Scan the material below for the string "chart", and copy every line where it shows up.

=-=-=

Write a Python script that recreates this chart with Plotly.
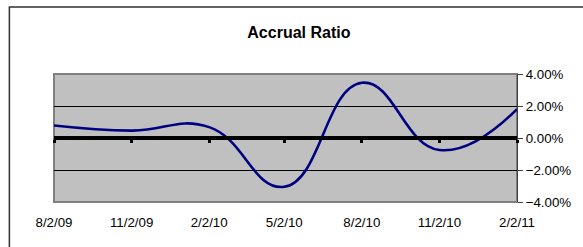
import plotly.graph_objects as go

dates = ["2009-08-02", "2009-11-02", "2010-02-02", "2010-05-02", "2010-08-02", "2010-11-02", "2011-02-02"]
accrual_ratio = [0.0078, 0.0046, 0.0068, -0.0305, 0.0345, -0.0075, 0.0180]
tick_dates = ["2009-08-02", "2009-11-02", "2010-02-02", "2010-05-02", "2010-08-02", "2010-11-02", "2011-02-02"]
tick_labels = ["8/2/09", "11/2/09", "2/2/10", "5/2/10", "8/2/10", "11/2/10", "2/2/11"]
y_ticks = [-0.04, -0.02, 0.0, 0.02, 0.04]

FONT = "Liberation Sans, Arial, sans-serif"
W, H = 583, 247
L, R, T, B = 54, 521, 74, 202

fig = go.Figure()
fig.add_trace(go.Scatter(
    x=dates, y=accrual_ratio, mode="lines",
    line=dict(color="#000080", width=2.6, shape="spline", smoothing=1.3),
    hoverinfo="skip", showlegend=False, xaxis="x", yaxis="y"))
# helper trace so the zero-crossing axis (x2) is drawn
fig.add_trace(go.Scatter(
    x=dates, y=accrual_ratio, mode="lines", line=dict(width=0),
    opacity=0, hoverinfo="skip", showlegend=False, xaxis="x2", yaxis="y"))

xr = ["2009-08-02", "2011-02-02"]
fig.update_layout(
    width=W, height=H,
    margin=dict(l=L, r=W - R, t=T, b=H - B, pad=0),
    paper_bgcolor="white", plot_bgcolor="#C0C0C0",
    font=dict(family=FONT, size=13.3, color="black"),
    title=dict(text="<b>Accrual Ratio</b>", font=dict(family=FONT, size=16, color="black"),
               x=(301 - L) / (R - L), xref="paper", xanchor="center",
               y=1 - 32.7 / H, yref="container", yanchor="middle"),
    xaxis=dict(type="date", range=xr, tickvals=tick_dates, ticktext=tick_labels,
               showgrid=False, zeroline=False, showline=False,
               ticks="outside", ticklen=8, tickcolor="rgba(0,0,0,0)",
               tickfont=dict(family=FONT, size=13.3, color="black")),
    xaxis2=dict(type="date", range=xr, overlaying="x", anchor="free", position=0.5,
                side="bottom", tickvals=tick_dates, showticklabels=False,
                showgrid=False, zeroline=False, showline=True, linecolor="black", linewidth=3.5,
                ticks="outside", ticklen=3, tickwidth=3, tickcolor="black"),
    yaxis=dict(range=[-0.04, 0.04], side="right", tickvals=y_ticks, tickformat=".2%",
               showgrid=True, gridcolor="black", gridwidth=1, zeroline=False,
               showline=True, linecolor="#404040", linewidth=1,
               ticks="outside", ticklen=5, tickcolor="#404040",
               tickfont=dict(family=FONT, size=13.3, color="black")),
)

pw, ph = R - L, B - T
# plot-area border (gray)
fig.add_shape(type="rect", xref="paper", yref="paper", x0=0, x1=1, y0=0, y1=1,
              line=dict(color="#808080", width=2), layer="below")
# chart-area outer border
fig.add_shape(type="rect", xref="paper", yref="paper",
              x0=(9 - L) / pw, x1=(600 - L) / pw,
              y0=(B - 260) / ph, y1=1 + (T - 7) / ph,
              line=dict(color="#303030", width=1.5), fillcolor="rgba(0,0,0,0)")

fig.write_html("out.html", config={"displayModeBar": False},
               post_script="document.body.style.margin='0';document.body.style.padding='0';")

=-=-=

▶ **Output of the task**
Write a Python script that recreates this chart with Plotly.
# chart-area outer border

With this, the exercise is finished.